Further, he embraces the character’s anachronistic facial hair and Belgian accent with a self-congratulatory enthusiasm that suggests he wants you to appreciate the fact he’s taking this silliness seriously.
But this feels like one time when casting a younger actor in a role like this would have actually benefited the story, particularly since the script by Michael Green (“Blade Runner 2049”) wants Poirot to experience some sort of emotional journey, which Branagh’s seasoned, pompous certitude in the role undermines.
Behind the cameras, meanwhile, Branagh reserves the bulk of his creative energy for rich, detailed close-ups of himself and, when needed, gorgeous wide-angle shots of international locales, while routine montages of crisp linens and polished mahogany highlight the posh affluence of the Express.
His efforts to inject the film with a handful of action-oriented sequences feel appropriately half-hearted, underscoring his blind spot as a director, not to mention performer, of action (“Thor” and “Jack Ryan: Shadow Recruit” fans, don’t @ me), inadvertently emphasizing the smallness of a story he’s trying to make feel operatic.
But the biggest crime Branagh commits is wasting one of the most impressive ensemble casts in recent history, reducing Poirot’s 12 suspects to one-dimensional background characters. Ridley seems destined for massive stardom — she commands the screen every time her character, Mary, spars with Poirot — but she, like virtually everybody else, frequently seems in search of something to do while Branagh is monologuing. Judi Dench won an Academy Award for one scene in “Shakespeare in Love,” but she barely registers at all as a snooty princess; ditto Olivia Colman, far too talented to play a handmaiden whose link to the murder is established tenuously at best.
That a tintype photograph of Poirot’s lost love gets as much screen time (and emotional weight) as some of these characters feels questionable, but when they’re played by the likes of Cruz, Dafoe, Odom and Pfeiffer, there’s just no excuse for their contributions to be so anemic.

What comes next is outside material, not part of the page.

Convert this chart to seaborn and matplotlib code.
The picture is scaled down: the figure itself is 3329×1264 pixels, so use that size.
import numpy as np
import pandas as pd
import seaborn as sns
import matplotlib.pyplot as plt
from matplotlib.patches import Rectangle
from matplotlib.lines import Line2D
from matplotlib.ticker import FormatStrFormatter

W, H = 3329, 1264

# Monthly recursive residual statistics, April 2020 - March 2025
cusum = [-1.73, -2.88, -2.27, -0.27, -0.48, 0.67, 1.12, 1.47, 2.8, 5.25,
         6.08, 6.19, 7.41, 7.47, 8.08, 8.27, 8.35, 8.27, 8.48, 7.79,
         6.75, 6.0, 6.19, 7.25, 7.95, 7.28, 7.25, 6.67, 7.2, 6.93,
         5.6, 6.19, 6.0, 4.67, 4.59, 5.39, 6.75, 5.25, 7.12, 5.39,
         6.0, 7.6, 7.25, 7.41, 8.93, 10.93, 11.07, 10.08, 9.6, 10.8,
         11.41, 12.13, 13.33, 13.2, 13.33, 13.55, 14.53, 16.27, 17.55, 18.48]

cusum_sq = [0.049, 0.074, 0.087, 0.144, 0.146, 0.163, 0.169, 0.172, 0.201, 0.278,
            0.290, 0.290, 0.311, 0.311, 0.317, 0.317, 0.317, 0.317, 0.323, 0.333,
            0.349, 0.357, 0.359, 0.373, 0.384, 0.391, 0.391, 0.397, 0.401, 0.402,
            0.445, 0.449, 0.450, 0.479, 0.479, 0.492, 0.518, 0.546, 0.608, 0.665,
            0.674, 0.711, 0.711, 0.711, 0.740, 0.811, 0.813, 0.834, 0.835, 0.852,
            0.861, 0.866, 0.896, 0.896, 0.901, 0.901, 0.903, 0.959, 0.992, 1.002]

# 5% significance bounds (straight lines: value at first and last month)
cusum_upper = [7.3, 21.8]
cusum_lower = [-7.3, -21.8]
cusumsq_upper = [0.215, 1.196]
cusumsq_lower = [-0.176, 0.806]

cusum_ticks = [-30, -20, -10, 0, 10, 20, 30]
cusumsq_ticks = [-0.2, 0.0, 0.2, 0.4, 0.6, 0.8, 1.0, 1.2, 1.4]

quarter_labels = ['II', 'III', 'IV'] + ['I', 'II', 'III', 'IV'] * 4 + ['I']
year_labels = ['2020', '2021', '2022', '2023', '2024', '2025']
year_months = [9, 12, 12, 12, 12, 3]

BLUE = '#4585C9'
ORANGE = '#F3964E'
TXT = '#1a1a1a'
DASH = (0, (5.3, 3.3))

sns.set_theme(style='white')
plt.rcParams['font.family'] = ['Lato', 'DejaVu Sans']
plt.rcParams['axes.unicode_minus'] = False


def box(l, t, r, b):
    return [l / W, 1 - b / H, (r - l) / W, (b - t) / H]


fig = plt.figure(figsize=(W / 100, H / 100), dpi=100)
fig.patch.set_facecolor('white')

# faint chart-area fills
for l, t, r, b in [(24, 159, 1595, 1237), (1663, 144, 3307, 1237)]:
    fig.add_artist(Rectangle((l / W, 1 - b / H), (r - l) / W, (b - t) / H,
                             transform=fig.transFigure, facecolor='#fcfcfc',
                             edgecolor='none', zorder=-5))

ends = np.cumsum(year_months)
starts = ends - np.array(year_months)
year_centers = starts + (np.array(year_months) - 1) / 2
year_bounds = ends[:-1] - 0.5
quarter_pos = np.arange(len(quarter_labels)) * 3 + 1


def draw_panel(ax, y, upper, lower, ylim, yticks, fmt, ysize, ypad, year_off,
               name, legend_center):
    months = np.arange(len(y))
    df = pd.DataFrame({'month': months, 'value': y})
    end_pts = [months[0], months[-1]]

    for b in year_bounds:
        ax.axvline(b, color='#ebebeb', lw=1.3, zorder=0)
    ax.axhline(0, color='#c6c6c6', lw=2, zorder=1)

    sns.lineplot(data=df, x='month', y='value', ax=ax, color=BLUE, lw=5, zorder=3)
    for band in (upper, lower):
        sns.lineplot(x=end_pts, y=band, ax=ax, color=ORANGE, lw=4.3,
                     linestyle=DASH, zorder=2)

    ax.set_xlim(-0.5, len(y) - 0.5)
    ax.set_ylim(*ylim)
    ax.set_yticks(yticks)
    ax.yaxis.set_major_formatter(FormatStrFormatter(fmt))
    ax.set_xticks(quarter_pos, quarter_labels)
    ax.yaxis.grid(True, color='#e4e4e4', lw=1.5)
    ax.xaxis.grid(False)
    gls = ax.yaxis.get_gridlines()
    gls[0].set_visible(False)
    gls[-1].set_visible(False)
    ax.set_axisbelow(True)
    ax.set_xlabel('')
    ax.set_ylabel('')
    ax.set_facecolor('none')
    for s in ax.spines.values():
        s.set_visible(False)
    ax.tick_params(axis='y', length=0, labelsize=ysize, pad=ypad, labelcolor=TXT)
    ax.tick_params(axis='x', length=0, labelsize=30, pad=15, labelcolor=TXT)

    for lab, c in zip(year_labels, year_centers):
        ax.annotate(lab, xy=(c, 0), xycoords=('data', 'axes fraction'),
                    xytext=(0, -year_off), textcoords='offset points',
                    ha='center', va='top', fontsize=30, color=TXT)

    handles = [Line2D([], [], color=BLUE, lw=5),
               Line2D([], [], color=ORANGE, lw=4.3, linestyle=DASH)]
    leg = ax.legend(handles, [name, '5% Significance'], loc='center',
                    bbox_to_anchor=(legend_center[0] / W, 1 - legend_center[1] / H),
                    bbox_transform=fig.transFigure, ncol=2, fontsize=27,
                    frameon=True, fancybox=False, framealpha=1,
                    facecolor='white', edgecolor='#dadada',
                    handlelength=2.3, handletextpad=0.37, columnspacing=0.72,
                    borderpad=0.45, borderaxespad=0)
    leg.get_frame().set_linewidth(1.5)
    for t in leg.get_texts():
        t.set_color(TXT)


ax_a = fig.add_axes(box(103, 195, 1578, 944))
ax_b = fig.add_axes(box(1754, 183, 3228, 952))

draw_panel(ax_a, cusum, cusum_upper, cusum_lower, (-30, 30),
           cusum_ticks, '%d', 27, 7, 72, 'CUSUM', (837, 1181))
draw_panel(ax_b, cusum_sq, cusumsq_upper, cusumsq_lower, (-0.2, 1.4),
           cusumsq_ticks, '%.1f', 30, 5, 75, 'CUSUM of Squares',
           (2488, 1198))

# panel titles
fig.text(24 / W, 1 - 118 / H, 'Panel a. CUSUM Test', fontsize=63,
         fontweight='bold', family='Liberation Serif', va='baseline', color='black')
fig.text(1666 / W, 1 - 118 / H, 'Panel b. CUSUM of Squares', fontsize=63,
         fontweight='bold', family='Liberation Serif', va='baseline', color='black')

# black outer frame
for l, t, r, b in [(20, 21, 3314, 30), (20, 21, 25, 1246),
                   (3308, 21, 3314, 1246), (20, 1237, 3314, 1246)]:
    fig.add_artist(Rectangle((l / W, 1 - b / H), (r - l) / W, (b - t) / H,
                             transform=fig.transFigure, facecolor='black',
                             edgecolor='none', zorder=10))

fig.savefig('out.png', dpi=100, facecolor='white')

Ultimately, “Murder on the Orient Express” isn’t necessarily awful; it’s just inert, a prestige pic that’s too busy looking handsome and respectable to evoke any real intrigue or emotional involvement. Despite its shortcomings, it’s the kind of movie we need more of, where stars converge to play a juicy, small part in a bigger story, targeted at an audience as equipped to appreciate seasoned actors like Dench, Dafoe and Derek Jacobi as A-listers such as Depp and Daisy Ridley. Certainly in that regard, Branagh extends an impressive lineage of Agatha Christie adaptations populated by some of the best actors in the world.
But if the goal is to launch a franchise adapting the author’s iconic works for contemporary moviegoing audiences, it behooves Branagh going forward to remember there’s not much suspense in a whodunit if one person does so much that there’s nothing left for anybody else.